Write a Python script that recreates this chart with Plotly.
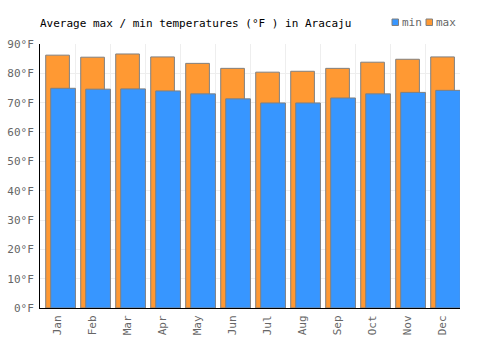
import plotly.graph_objects as go

months = ["Jan", "Feb", "Mar", "Apr", "May", "Jun", "Jul", "Aug", "Sep", "Oct", "Nov", "Dec"]
max_f = [86.2, 85.5, 86.6, 85.6, 83.4, 81.7, 80.4, 80.7, 81.7, 83.8, 84.8, 85.6]
min_f = [74.9, 74.6, 74.7, 74.0, 73.0, 71.3, 69.9, 69.9, 71.6, 73.0, 73.5, 74.2]

FONT = "DejaVu Sans Mono"
BLUE = "#3796FF"
ORANGE = "#FF9933"
EDGE = "#808080"

fig = go.Figure()
fig.add_trace(go.Bar(x=months, y=max_f, name="max", marker=dict(color=ORANGE, line=dict(color=EDGE, width=1)),
                     offset=-0.337, width=0.677, showlegend=False))
fig.add_trace(go.Bar(x=months, y=min_f, name="min", marker=dict(color=BLUE, line=dict(color=EDGE, width=1)),
                     offset=-0.194, width=0.706, showlegend=False))

L, R, T, B = 40, 40, 44, 42
W, H = 500, 350
pw, ph = W - L - R, H - T - B

def px_x(x):
    return (x - L) / pw

def px_y(y):
    return (H - B - y) / ph

shapes = []
annotations = []
for label, color, x0 in [("min", BLUE, 392), ("max", ORANGE, 426)]:
    shapes.append(dict(type="rect", xref="paper", yref="paper", x0=px_x(x0), x1=px_x(x0 + 6.5),
                       y0=px_y(25.5), y1=px_y(19), fillcolor=color, line=dict(color=EDGE, width=1)))
    annotations.append(dict(text=label, xref="paper", yref="paper", x=px_x(x0 + 8), y=px_y(23),
                            xanchor="left", yanchor="middle", showarrow=False,
                            font=dict(family=FONT, size=11, color="#666666")))

fig.update_layout(
    width=W, height=H,
    margin=dict(l=L, r=R, t=T, b=B, autoexpand=False),
    paper_bgcolor="white", plot_bgcolor="white",
    barmode="overlay",
    title=dict(text="Average max / min temperatures (°F ) in Aracaju", x=L / W, xanchor="left",
               y=1 - 23 / H, yanchor="middle", yref="container",
               font=dict(family=FONT, size=11, color="black")),
    font=dict(family=FONT, size=11, color="#666666"),
    shapes=shapes, annotations=annotations,
    xaxis=dict(type="category", tickangle=-90, tickson="boundaries", showgrid=True, gridcolor="#eeeeee",
               showline=True, linecolor="black", linewidth=1, ticks="", range=[-0.5, 11.5],
               automargin=False, ticklabelstandoff=2,
               tickfont=dict(family=FONT, size=11, color="#666666")),
    yaxis=dict(range=[0, 90], dtick=10, ticksuffix="°F", showgrid=True, gridcolor="#eeeeee",
               showline=True, linecolor="black", linewidth=1, ticks="", zeroline=False,
               automargin=False, ticklabelstandoff=3,
               tickfont=dict(family=FONT, size=11, color="#666666")),
)

fig.write_html("out.html")
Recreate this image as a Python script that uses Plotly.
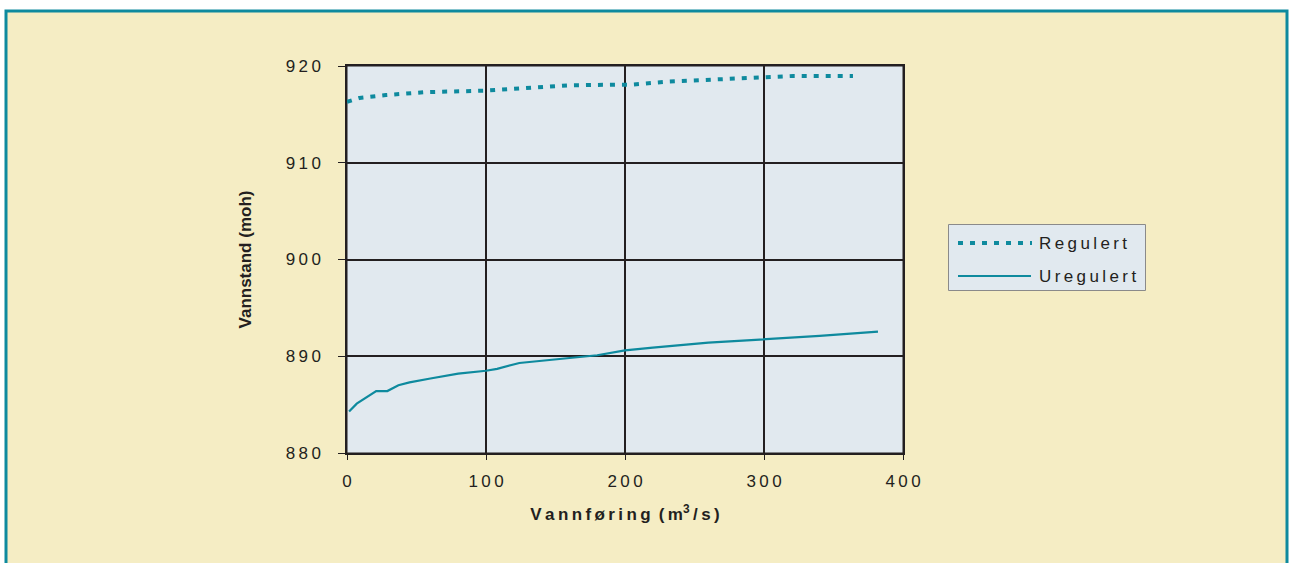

> TO BE DONE:
Only the lines from the start of the records above through the line containing "offset=-0.194, width=0.706, showlegend=False))" should be returned, exactly and with both ends, please; the pictures stay out.

> OUTPUT BELOW:
Write a Python script that recreates this chart with Plotly.
import plotly.graph_objects as go

months = ["Jan", "Feb", "Mar", "Apr", "May", "Jun", "Jul", "Aug", "Sep", "Oct", "Nov", "Dec"]
max_f = [86.2, 85.5, 86.6, 85.6, 83.4, 81.7, 80.4, 80.7, 81.7, 83.8, 84.8, 85.6]
min_f = [74.9, 74.6, 74.7, 74.0, 73.0, 71.3, 69.9, 69.9, 71.6, 73.0, 73.5, 74.2]

FONT = "DejaVu Sans Mono"
BLUE = "#3796FF"
ORANGE = "#FF9933"
EDGE = "#808080"

fig = go.Figure()
fig.add_trace(go.Bar(x=months, y=max_f, name="max", marker=dict(color=ORANGE, line=dict(color=EDGE, width=1)),
                     offset=-0.337, width=0.677, showlegend=False))
fig.add_trace(go.Bar(x=months, y=min_f, name="min", marker=dict(color=BLUE, line=dict(color=EDGE, width=1)),
                     offset=-0.194, width=0.706, showlegend=False))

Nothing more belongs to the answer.